Microsoft, Amazon, Apple, Alphabet, Facebook and Berkshire Hathaway — six of the most highly valued companies in the S&P 500 — don’t just boast the index’s biggest market caps.

In fact, those six companies are worth about as much as the bottom 290 companies in the S&P combined. Taken together, their market caps total $4.2 trillion, while the bottom 290 S&P companies are worth roughly $4.3 trillion.

It’s fairly common knowledge that the top 50 S&P stocks are worth more than the bottom 450, and it’s not unusual that the market is frequently this “top-heavy,” says Carter Worth, chief market technician at Cornerstone Macro.

But the concentration in these six names is noteworthy, and it could mean trouble for the market, Worth said Tuesday on CNBC’s “Fast Money.”

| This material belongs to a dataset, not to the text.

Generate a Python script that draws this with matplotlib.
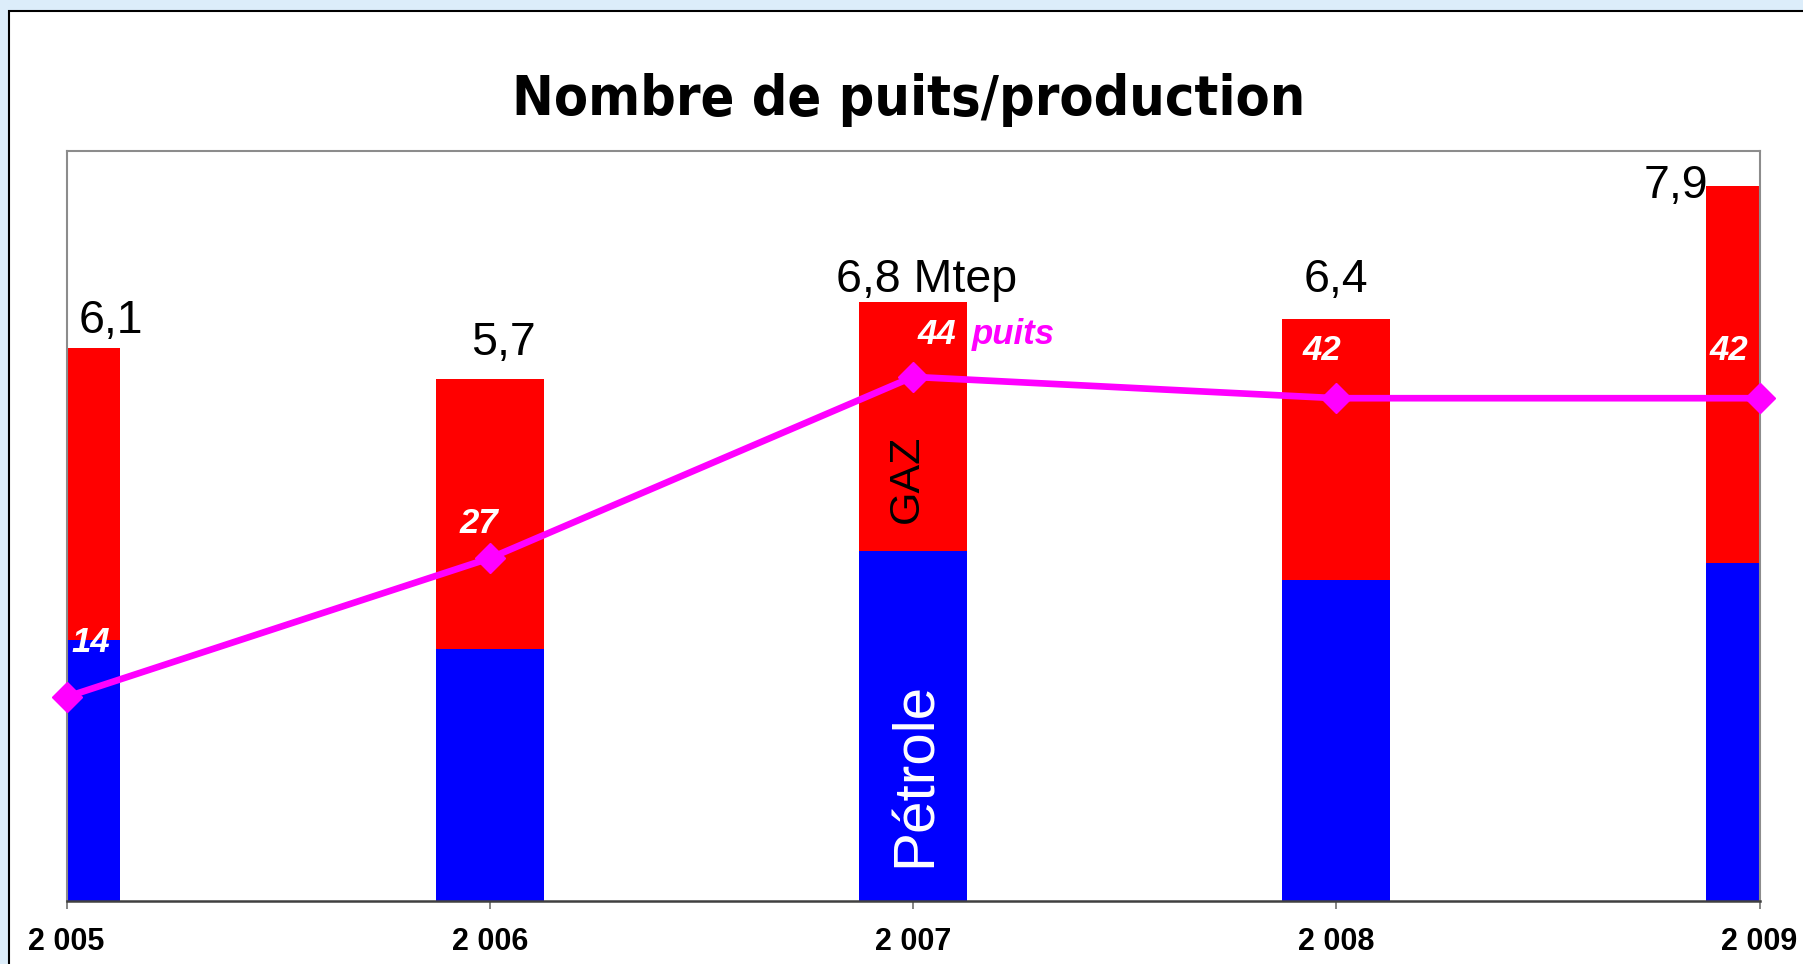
import matplotlib
matplotlib.use("Agg")
import matplotlib.pyplot as plt
from matplotlib import font_manager
from matplotlib.patches import Rectangle

# ── Data ─────────────────────────────────────────────────────────────────────

years = ["2 005", "2 006", "2 007", "2 008", "2 009"]
petrole = [2.88, 2.78, 3.86, 3.54, 3.73]   # Mtep
gaz = [3.23, 2.99, 2.76, 2.89, 4.17]       # Mtep
total_labels = ["6,1", "5,7", "6,8 Mtep", "6,4", "7,9"]
puits = [14, 27, 44, 42, 42]

# label offsets in pixels (dx, dy) from the anchor point
total_offsets = [(44, 15), (14, 24), (14, 10), (0, 27), (-84, -12)]
puits_offsets = [(24, 45), (-11, 25), (24, 33), (-14, 38), (-31, 38)]

BLUE, RED, MAGENTA = "#0000ff", "#ff0000", "#ff00ff"
ARIAL = ["Liberation Sans", "DejaVu Sans"]

# pick a condensed face for the title if one is installed
fonts = font_manager.fontManager.ttflist
condensed = [f for f in fonts if "Condensed" in f.fname or "Narrow" in f.fname]
if any(f.name == "Liberation Sans Narrow" for f in condensed):
    title_font = dict(fontfamily=["Liberation Sans Narrow"], fontsize=48)
elif any("DejaVuSansCondensed" in f.fname for f in condensed):
    title_font = dict(fontfamily=["DejaVu Sans"], fontstretch="condensed", fontsize=40)
else:
    title_font = dict(fontfamily=ARIAL, fontsize=42)

# ── Figure ───────────────────────────────────────────────────────────────────

fig = plt.figure(figsize=(18.03, 9.64), dpi=100)
fig.patch.set_facecolor("#dcedfa")
fig.add_artist(Rectangle((9 / 1803, -0.01), 1.0, 1.01 - 11.5 / 964,
                         transform=fig.transFigure, fc="white", ec="black",
                         lw=1.5, zorder=-10))

ax = fig.add_axes([66.5 / 1803, 63.3 / 964, 1693 / 1803, 750 / 964])
ax.set_facecolor("white")
x = list(range(len(years)))
w = 0.255
ax.bar(x, petrole, width=w, color=BLUE, zorder=2)
ax.bar(x, gaz, width=w, bottom=petrole, color=RED, zorder=2)
ax.set_xlim(0, 4)
ax.set_ylim(0, 8.29)
ax.set_yticks([])
ax.set_xticks(x)
ax.set_xticklabels(years, fontfamily=ARIAL, fontweight="bold", fontsize=22)
ax.tick_params(axis="x", length=6, width=1.2, color="#707070", pad=13)
for side in ["top", "left", "right"]:
    ax.spines[side].set_color("#8c8c8c")
    ax.spines[side].set_linewidth(1.5)
ax.spines["bottom"].set_color("#404040")
ax.spines["bottom"].set_linewidth(1.8)

# totals above bars
for xi, p, g, lab, (dx, dy) in zip(x, petrole, gaz, total_labels, total_offsets):
    ax.annotate(lab, (xi, p + g), xytext=(dx, dy), textcoords="offset pixels",
                ha="center", va="baseline", fontsize=33.5, fontfamily=ARIAL,
                color="black", annotation_clip=False, zorder=5)

# segment names inside the 2007 bar
ax.annotate("GAZ", (2, petrole[2] + gaz[2] / 2), xytext=(-6, -52),
            textcoords="offset pixels", ha="center", va="center", rotation=90,
            fontsize=31, fontfamily=ARIAL, color="black", zorder=5)
ax.annotate("Pétrole", (2, petrole[2] / 2), xytext=(3, -48),
            textcoords="offset pixels", ha="center", va="center", rotation=90,
            fontsize=42, fontfamily=ARIAL, color="white", zorder=5)

# number of wells on secondary axis
ax2 = ax.twinx()
ax2.set_ylim(-5.1, 65.2)
ax2.set_yticks([])
for s in ax2.spines.values():
    s.set_visible(False)
ax2.plot(x, puits, color=MAGENTA, lw=4.8, marker="D", ms=15,
         mec=MAGENTA, mfc=MAGENTA, clip_on=False, zorder=4)
for xi, v, (dx, dy) in zip(x, puits, puits_offsets):
    ax2.annotate(str(v), (xi, v), xytext=(dx, dy), textcoords="offset pixels",
                 ha="center", va="baseline", fontsize=25, fontfamily=ARIAL,
                 fontweight="bold", fontstyle="italic", color="white",
                 annotation_clip=False, zorder=6)
ax2.annotate("puits", (2, puits[2]), xytext=(59, 33), textcoords="offset pixels",
             ha="left", va="baseline", fontsize=25, fontfamily=ARIAL,
             fontweight="bold", fontstyle="italic", color=MAGENTA, zorder=6)

fig.text(909 / 1803, 1 - 100 / 964, "Nombre de puits/production", ha="center",
         va="center", fontweight="bold", **title_font)

fig.savefig("out.png", dpi=100, facecolor=fig.get_facecolor())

Considering the influence they have over the S&P’s direction, it makes you wonder: “Is it an index, or is it a few big names that drive everything?” Worth said. “That’s what makes beating the index so hard.”

He called attention to this chart tracking the six-stock basket against its 150-day moving average, as well as the number of times it has traded above or below that average.

“Literally, every single time we have gotten this far above the 150-day moving average, we have peaked. It is right at that level yet again,” Worth said, pointing to the uptick in the bottom panel’s trend line. “So, as this goes, so goes the market. I think you’ve got a crowding that’s not so good. Just to put it in real context, think of those six names relative to the S&P. It’s all so dependent on these big names.”

Moreover, while the market’s “heavy hitters” have made up 15% of the S&P’s total market cap, on average, since at least the 1990s, that percentage is also ticking up, Worth noted.

“We’re starting to get back to a level that is typically indicative of when markets peak. That’s ’07, so forth and so on,” he said. “None of this is particularly healthy.”

By market cap, Microsoft is worth about $963 billion, Amazon is worth $949 billion, Apple is worth $969 billion, Facebook is worth $540 billion, and Berkshire Hathaway is worth $515 billion.

The broader market mounted a recovery Wednesday, with the S&P lifting off its Tuesday lows early in the session.